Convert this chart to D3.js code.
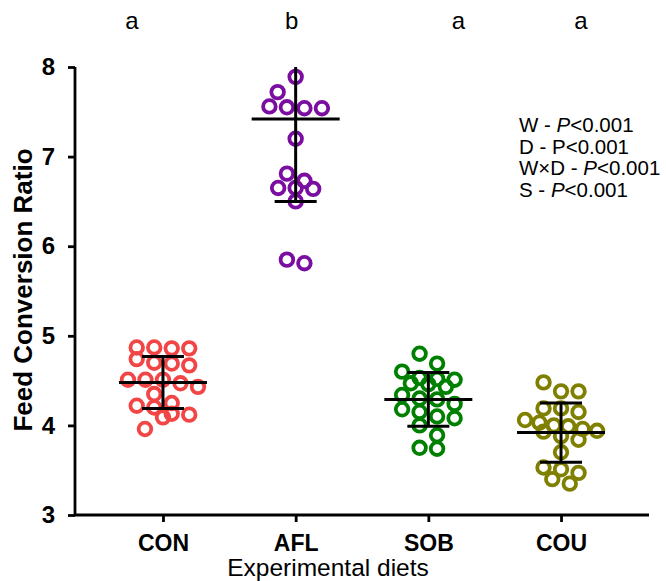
<!DOCTYPE html>
<html>
<head>
<meta charset="utf-8">
<script src="https://cdn.jsdelivr.net/npm/d3@7"></script>
<style>
  body { margin: 0; background: #fff; }
  text { font-family: Arial, "Liberation Sans", sans-serif; }
</style>
</head>
<body>
<svg width="666" height="581"></svg>
<script>
// data
const categories = ["CON", "AFL", "SOB", "COU"];
const conValues = [4.87, 4.87, 4.86, 4.86, 4.74, 4.70, 4.69, 4.67, 4.51, 4.51, 4.51,
                   4.47, 4.43, 4.35, 4.25, 4.22, 4.20, 4.13, 4.12, 4.09, 3.96];
const aflValues = [7.89, 7.72, 7.56, 7.55, 7.54, 7.54, 7.20, 6.81, 6.73, 6.65, 6.65,
                   6.64, 6.50, 5.85, 5.81];
const sobValues = [4.80, 4.69, 4.60, 4.53, 4.52, 4.51, 4.47, 4.46, 4.43, 4.34, 4.30,
                   4.29, 4.24, 4.18, 4.15, 4.10, 4.08, 4.00, 3.89, 3.75, 3.74];
const couValues = [4.48, 4.38, 4.38, 4.19, 4.19, 4.15, 4.06, 4.03, 4.00, 3.99, 3.96,
                   3.94, 3.93, 3.88, 3.84, 3.70, 3.53, 3.51, 3.47, 3.40, 3.35];
const groupMeans = [4.48, 7.42, 4.29, 3.92];
const groupSDs = [0.29, 0.92, 0.30, 0.33];
const groupLetters = ["a", "b", "a", "a"];
const yTicks = [3, 4, 5, 6, 7, 8];
const statLines = [
  ["W - ", "P", "<0.001"],
  ["D - P<0.001", "", ""],
  ["W×D - ", "P", "<0.001"],
  ["S - ", "P", "<0.001"]
];

const groups = [conValues, aflValues, sobValues, couValues];
const colors = ["#f24646", "#7a0ea0", "#008000", "#808000"];

const svg = d3.select("svg");

const x = d3.scalePoint().domain(categories).range([75, 649]).padding(0.663);
const y = d3.scaleLinear().domain([3, 8]).range([515, 67]);

// prism-like scatter: rows of near-equal values spread around the centre
function scatterLayout(vals) {
  const sorted = vals.slice().sort((a, b) => b - a);
  const rows = [];
  sorted.forEach(v => {
    const last = rows[rows.length - 1];
    if (last && y(v) - y(last[0]) < 11) last.push(v);
    else rows.push([v]);
  });
  const out = [];
  let prevSingle = false, side = -1;
  rows.forEach(r => {
    const n = r.length;
    const s = n > 1 ? Math.min(17.5, 72 / (n - 1)) : 0;
    // a lone point right below another lone point gets pushed aside
    let shift = 0;
    if (n === 1 && prevSingle) { shift = side * 18; side = -side; }
    r.forEach((v, i) => out.push({ v, dx: (i - (n - 1) / 2) * s + shift }));
    prevSingle = n === 1 && shift === 0;
  });
  return out;
}

// axes
const yAxis = svg.append("g")
  .attr("transform", "translate(75,0)")
  .call(d3.axisLeft(y).tickValues(yTicks).tickFormat(d3.format("d")).tickSize(7).tickPadding(13));
const xAxis = svg.append("g")
  .attr("transform", "translate(0,515)")
  .call(d3.axisBottom(x).tickSize(7).tickSizeOuter(0).tickPadding(13));

[yAxis, xAxis].forEach(a => {
  a.selectAll("path, line").attr("stroke", "#000").attr("stroke-width", 2.8);
  a.selectAll("text").attr("fill", "#000").style("font-weight", "bold")
    .style("font-family", "Arial, 'Liberation Sans', sans-serif");
});
yAxis.selectAll("text").style("font-size", "24px");
xAxis.selectAll("text").style("font-size", "23px");
yAxis.select("path").attr("d", "M0," + y(8) + "V" + y(3));
xAxis.select("path").attr("d", "M75,0H649");

// points
groups.forEach((vals, gi) => {
  const cx = x(categories[gi]);
  svg.append("g").selectAll("circle")
    .data(scatterLayout(vals))
    .join("circle")
    .attr("cx", d => cx + d.dx)
    .attr("cy", d => y(d.v))
    .attr("r", 6.3)
    .attr("fill", "none")
    .attr("stroke", colors[gi])
    .attr("stroke-width", 3.8);
});

// mean and SD bars
const [yMin, yMax] = y.domain();
categories.forEach((c, i) => {
  const cx = x(c);
  const m = groupMeans[i], s = groupSDs[i];
  const hi = Math.min(m + s, yMax), lo = Math.max(m - s, yMin);
  const g = svg.append("g").attr("stroke", "#000").attr("stroke-width", 3);
  g.append("line").attr("x1", cx).attr("x2", cx).attr("y1", y(hi)).attr("y2", y(lo));
  g.append("line").attr("x1", cx - 44).attr("x2", cx + 44).attr("y1", y(m)).attr("y2", y(m));
  if (m + s <= yMax)
    g.append("line").attr("x1", cx - 21).attr("x2", cx + 21).attr("y1", y(hi)).attr("y2", y(hi));
  g.append("line").attr("x1", cx - 21).attr("x2", cx + 21).attr("y1", y(lo)).attr("y2", y(lo));
});

// significance letters
const letterShift = [-31, -4, 30, 20];
svg.append("g").selectAll("text")
  .data(groupLetters)
  .join("text")
  .attr("x", (d, i) => x(categories[i]) + letterShift[i])
  .attr("y", 29)
  .attr("text-anchor", "middle")
  .style("font-size", "24px")
  .text(d => d);

// axis titles
svg.append("text")
  .attr("x", 328).attr("y", 576)
  .attr("text-anchor", "middle")
  .style("font-size", "24.5px")
  .text("Experimental diets");
svg.append("text")
  .attr("transform", "translate(32,290) rotate(-90)")
  .attr("text-anchor", "middle")
  .style("font-size", "26px")
  .style("font-weight", "bold")
  .text("Feed Conversion Ratio");

// statistics block
const stat = svg.append("g").style("font-size", "20.5px");
statLines.forEach((parts, i) => {
  const t = stat.append("text").attr("x", 519).attr("y", 132 + i * 21.5);
  t.append("tspan").text(parts[0]);
  if (parts[1]) t.append("tspan").style("font-style", "italic").text(parts[1]);
  if (parts[2]) t.append("tspan").text(parts[2]);
});
</script>
</body>
</html>
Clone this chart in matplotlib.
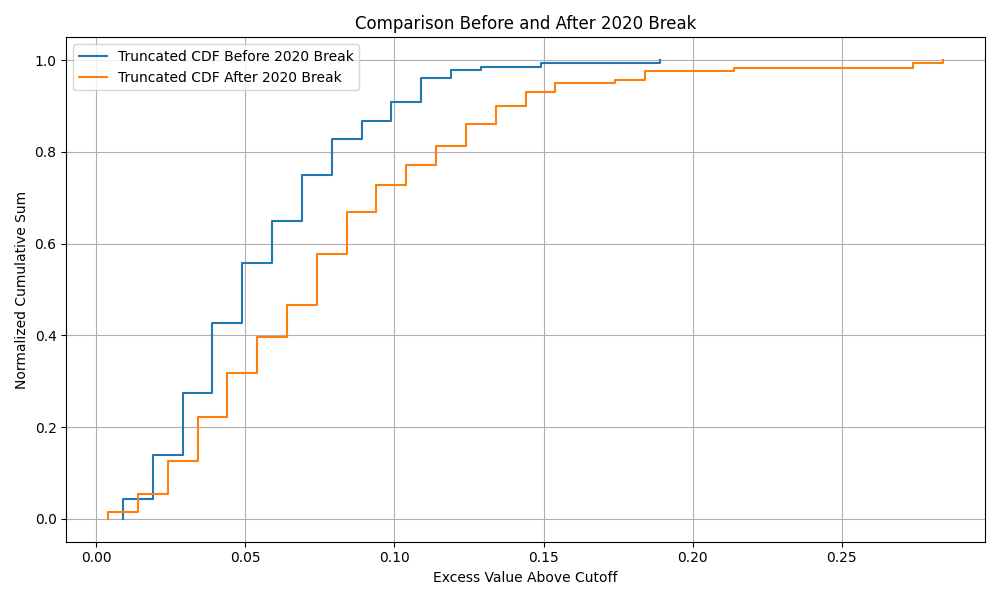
import matplotlib
matplotlib.use('Agg')
import matplotlib.pyplot as plt

# excess values (sorted) and normalized cumulative sums
x_before = [0.009, 0.009, 0.019, 0.029, 0.039, 0.049, 0.059, 0.069, 0.079,
            0.089, 0.099, 0.109, 0.119, 0.129, 0.149, 0.189]
y_before = [0.0, 0.044, 0.139, 0.275, 0.428, 0.557, 0.650, 0.749, 0.829,
            0.868, 0.910, 0.962, 0.979, 0.985, 0.993, 1.0]

x_after = [0.004, 0.004, 0.014, 0.024, 0.034, 0.044, 0.054, 0.064, 0.074,
           0.084, 0.094, 0.104, 0.114, 0.124, 0.134, 0.144, 0.154, 0.174,
           0.184, 0.214, 0.274, 0.284]
y_after = [0.0, 0.014, 0.053, 0.125, 0.223, 0.317, 0.397, 0.466, 0.577,
           0.668, 0.729, 0.771, 0.813, 0.860, 0.900, 0.930, 0.951, 0.956,
           0.976, 0.983, 0.993, 1.0]

plt.figure(figsize=(10, 6))
plt.step(x_before, y_before, where='post', label='Truncated CDF Before 2020 Break')
plt.step(x_after, y_after, where='post', label='Truncated CDF After 2020 Break')
plt.xlabel('Excess Value Above Cutoff')
plt.ylabel('Normalized Cumulative Sum')
plt.title('Comparison Before and After 2020 Break')
plt.legend(loc='upper left')
plt.grid(True)
plt.tight_layout()
plt.savefig('out.png', dpi=100)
#####
- Exercise aim -
Produce an exact copy of only those lines that run from the line with "Clone this chart in matplotlib." to the final line of the records, including both; exclude images.

- Answer to this problem -
Clone this chart in matplotlib.
import matplotlib
matplotlib.use('Agg')
import matplotlib.pyplot as plt

# excess values (sorted) and normalized cumulative sums
x_before = [0.009, 0.009, 0.019, 0.029, 0.039, 0.049, 0.059, 0.069, 0.079,
            0.089, 0.099, 0.109, 0.119, 0.129, 0.149, 0.189]
y_before = [0.0, 0.044, 0.139, 0.275, 0.428, 0.557, 0.650, 0.749, 0.829,
            0.868, 0.910, 0.962, 0.979, 0.985, 0.993, 1.0]

x_after = [0.004, 0.004, 0.014, 0.024, 0.034, 0.044, 0.054, 0.064, 0.074,
           0.084, 0.094, 0.104, 0.114, 0.124, 0.134, 0.144, 0.154, 0.174,
           0.184, 0.214, 0.274, 0.284]
y_after = [0.0, 0.014, 0.053, 0.125, 0.223, 0.317, 0.397, 0.466, 0.577,
           0.668, 0.729, 0.771, 0.813, 0.860, 0.900, 0.930, 0.951, 0.956,
           0.976, 0.983, 0.993, 1.0]

plt.figure(figsize=(10, 6))
plt.step(x_before, y_before, where='post', label='Truncated CDF Before 2020 Break')
plt.step(x_after, y_after, where='post', label='Truncated CDF After 2020 Break')
plt.xlabel('Excess Value Above Cutoff')
plt.ylabel('Normalized Cumulative Sum')
plt.title('Comparison Before and After 2020 Break')
plt.legend(loc='upper left')
plt.grid(True)
plt.tight_layout()
plt.savefig('out.png', dpi=100)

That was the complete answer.